In terms of the idea of ‘God is Process’ and Process being a noun, it is a useful concept to be put alongside all the other nouns relating to God - Love, Truth, Justice, Mercy, Alpha and Omega etc, etc. We can examine the process - but it doesn’t bring us any closer to the idea as to why there is something rather than nothing. What use is the Cosmos to Omnipotence? Would not ‘God as Process’ be a form of Pantheism.
He also says that God is no-thing. The trouble is we determinedly make God into a thing, and in some senses have to if we want to conceptualise and talk about God. So God as prime mover, Lord, Father, The Alpha and the Omega, all these are things - some of them admittedly very fancy and sophisticated things, nonetheless. Our linguistic tangles over God usually come because we have confined God to thingness and are caught in the various paradoxes which then arise. Process is also a thing, I suppose, and so I've got to be very careful in how I apply that term. But roughly, how I see it is:
The universe is a process and every "thing" in it is also a process. Or rather, a smaller part of the greater process. Everything is in a state of flux and change, but things which change slower than we do seem to be permanent and we can be deluded into thinking they are eternal. Not so - they are in process. It is all a great flow as Heraclitus said. So the questions we ask about the universe are things like: is the flow going somewhere? Is it purposeful? How did it begin? Where and when will it end? Why am I part of it? Why am I aware enough to even ask all these damn silly questions? "God" is the answer we give to all these. That is not to say God is some big thing who has set all this going, and is busy manning (sic) the pumps to keep the flow happening. That is not to say that God has a great master plan and we are all slavishly following along as the universe is moulded into the great preordained pattern. That is not to say that the universe and God are the same things. But the process of change itself; the great movement; the flow; the path of redemption and transformation which I see in my own soul - these are the beginning of the universe. ie these are God.

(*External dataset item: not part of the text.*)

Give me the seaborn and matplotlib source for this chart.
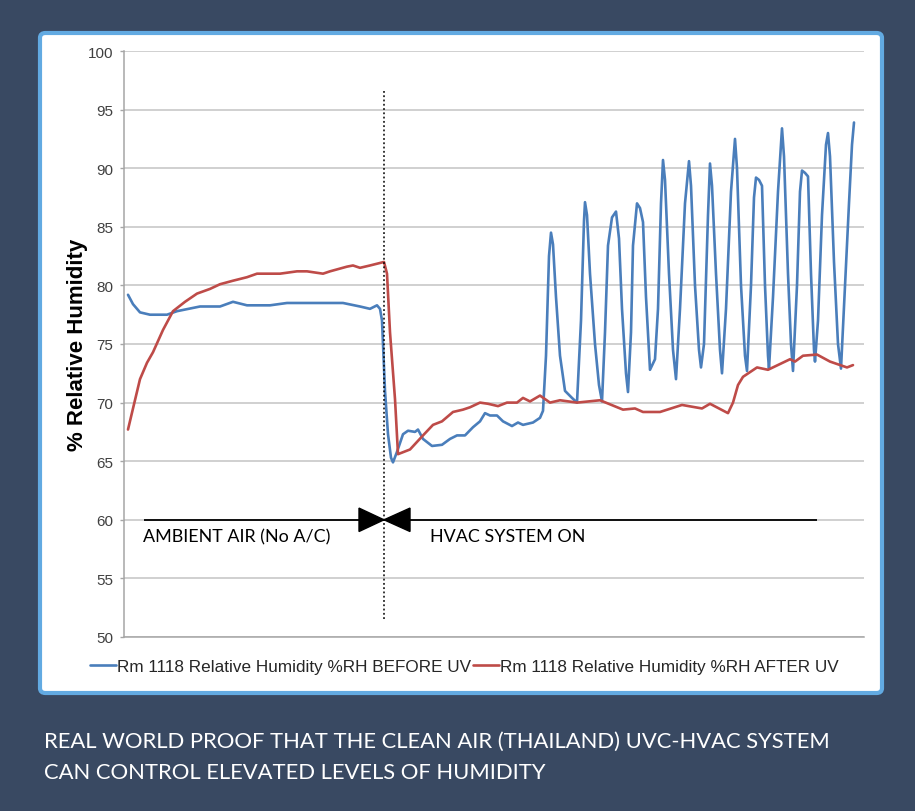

"The force that through the green fuse drives the flower
Drives my green age; that blasts the roots of trees
Is my destroyer.
And I am dumb to tell the crooked rose
My youth is bent by the same wintry fever.

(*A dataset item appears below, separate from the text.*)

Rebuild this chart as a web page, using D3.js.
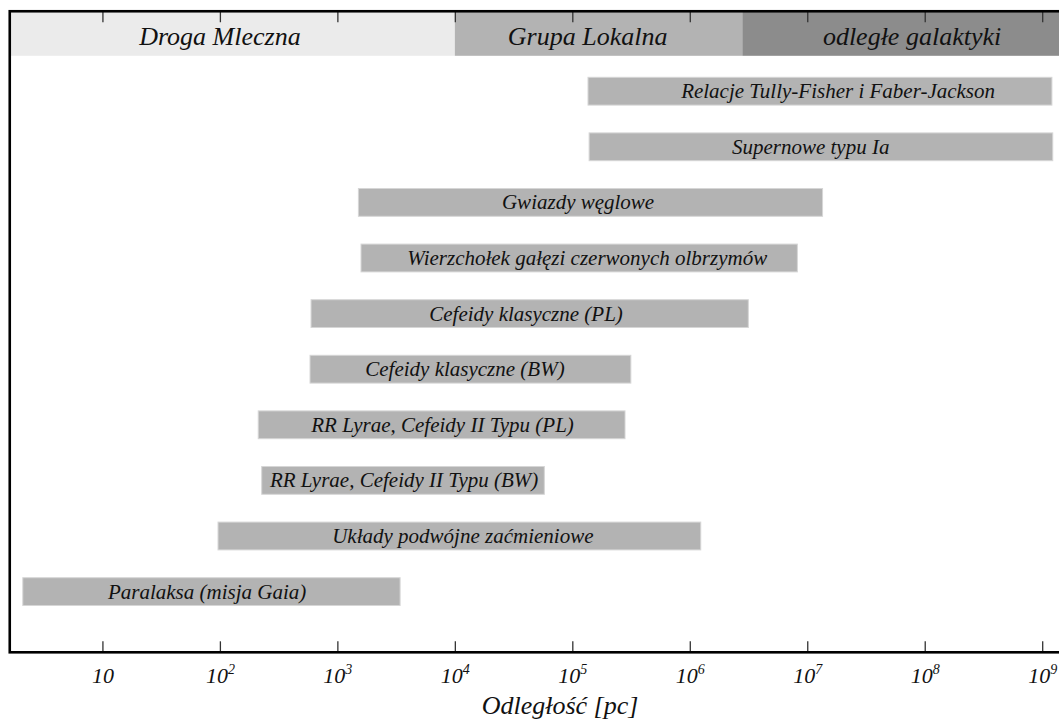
<!DOCTYPE html>
<html>
<head>
<meta charset="utf-8">
<script src="https://cdn.jsdelivr.net/npm/d3@7"></script>
<style>
  html, body { margin: 0; padding: 0; background: #fff; }
  svg { display: block; font-family: "Liberation Serif", "Times New Roman", serif; font-style: italic; }
</style>
</head>
<body>
<svg id="chart" width="1059" height="722"></svg>
<script>
// ---- data ----
const methods = [
  "Relacje Tully-Fisher i Faber-Jackson",
  "Supernowe typu Ia",
  "Gwiazdy węglowe",
  "Wierzchołek gałęzi czerwonych olbrzymów",
  "Cefeidy klasyczne (PL)",
  "Cefeidy klasyczne (BW)",
  "RR Lyrae, Cefeidy II Typu (PL)",
  "RR Lyrae, Cefeidy II Typu (BW)",
  "Układy podwójne zaćmieniowe",
  "Paralaksa (misja Gaia)"
];
const rangeMin = [1.36e5, 1.39e5, 1.51e3, 1.59e3, 597, 585, 212, 227, 96.4, 2.1];      // pc
const rangeMax = [1.21e9, 1.23e9, 1.35e7, 8.24e6, 3.15e6, 3.15e5, 2.81e5, 5.78e4, 1.24e6, 3.42e3]; // pc
const labelAt  = [1.83e7, 1.07e7, 1.12e5, 1.34e5, 4.04e4, 1.22e4, 7.86e3, 3.7e3, 1.17e4, 77.8];   // pc

const regionNames = ["Droga Mleczna", "Grupa Lokalna", "odległe galaktyki"];
const regionStart = [1.634, 1e4, 2.8e6];
const regionEnd   = [1e4, 2.8e6, 1e10];
const regionLabelAt = [100, 1.35e5, 7.8e7];
const regionColors = ["#ebebeb", "#b3b3b3", "#8c8c8c"];

const tickExponents = [1, 2, 3, 4, 5, 6, 7, 8, 9];
const axisLimits = [1.634, 1.39e9];
const axisTitle = "Odległość [pc]";

// ---- layout ----
const W = 1059, H = 722;
const plotLeft = 10, plotRight = 1059, plotTop = 11.25, plotBottom = 652.3;
const bandBottom = 55.8;

const svg = d3.select("#chart");

const x = d3.scaleLog().domain(axisLimits).range([plotLeft, plotRight]);
const y = d3.scaleBand().domain(methods).range([49.5, 633.3]).paddingInner(0.5).paddingOuter(0.5);

// region bands at top
const regions = regionNames.map((n, i) => ({ name: n, s: regionStart[i], e: regionEnd[i], l: regionLabelAt[i], c: regionColors[i] }));
svg.append("g").selectAll("rect").data(regions).join("rect")
  .attr("x", d => Math.max(plotLeft, x(d.s)))
  .attr("y", plotTop)
  .attr("width", d => Math.min(W + 50, x(d.e)) - Math.max(plotLeft, x(d.s)))
  .attr("height", bandBottom - plotTop)
  .attr("fill", d => d.c);
svg.append("g").selectAll("text").data(regions).join("text")
  .attr("x", d => x(d.l))
  .attr("y", 44.6)
  .attr("text-anchor", "middle")
  .attr("font-size", 26)
  .attr("fill", "#111")
  .text(d => d.name);

// bars
const bars = methods.map((m, i) => ({ name: m, lo: rangeMin[i], hi: rangeMax[i], l: labelAt[i] }));
const bg = svg.append("g");
bg.selectAll("rect").data(bars).join("rect")
  .attr("x", d => x(d.lo))
  .attr("y", d => y(d.name))
  .attr("width", d => x(d.hi) - x(d.lo))
  .attr("height", y.bandwidth())
  .attr("fill", "#b3b3b3")
  .attr("stroke", "#d6d6d6")
  .attr("stroke-width", 1);
bg.selectAll("text").data(bars).join("text")
  .attr("x", d => x(d.l))
  .attr("y", d => y(d.name) + y.bandwidth() / 2)
  .attr("dy", "0.33em")
  .attr("text-anchor", "middle")
  .attr("font-size", 21)
  .attr("fill", "#111")
  .text(d => d.name);

// axes: ticks (inward) at bottom and top
const tickVals = tickExponents.map(e => Math.pow(10, e));
const bottomAxis = svg.append("g").attr("transform", `translate(0,${plotBottom})`)
  .call(d3.axisBottom(x).tickValues(tickVals).tickSizeInner(-11).tickSizeOuter(0).tickFormat(""));
const topAxis = svg.append("g").attr("transform", `translate(0,${plotTop})`)
  .call(d3.axisTop(x).tickValues(tickVals).tickSizeInner(-11).tickSizeOuter(0).tickFormat(""));
[bottomAxis, topAxis].forEach(a => {
  a.select(".domain").remove();
  a.selectAll(".tick line").attr("stroke", "#333").attr("stroke-width", 1.3);
});

// tick labels with superscripts
bottomAxis.selectAll(".tick").each(function(d, i) {
  const e = tickExponents[i];
  const t = d3.select(this).append("text")
    .attr("y", 31)
    .attr("text-anchor", "middle")
    .attr("font-size", 22)
    .attr("fill", "#111")
    .style("font-family", '"Liberation Serif", serif')
    .style("font-style", "italic");
  t.append("tspan").text("10");
  if (e !== 1) {
    t.append("tspan").attr("dy", -9).attr("font-size", 14).text(String(e));
  }
});

// frame
svg.append("rect")
  .attr("x", 9.75).attr("y", plotTop)
  .attr("width", W + 40).attr("height", plotBottom - plotTop)
  .attr("fill", "none").attr("stroke", "#000").attr("stroke-width", 2.6);

// axis title
svg.append("text")
  .attr("x", 560).attr("y", 714)
  .attr("text-anchor", "middle")
  .attr("font-size", 26)
  .attr("fill", "#111")
  .text(axisTitle);
</script>
</body>
</html>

The force that drives the water through the rocks
Drives my red blood; that dries the mouthing streams
Turns mine to wax.
And I am dumb to mouth unto my veins
How at the mountain spring the same mouth sucks."
I will be queuing up, elbowing old ladies out of the line, to get my copy of McGilchrist's new book the instant he finishes writing it, but in the meantime I'm finding Whitehead and the Process theologians very helpful.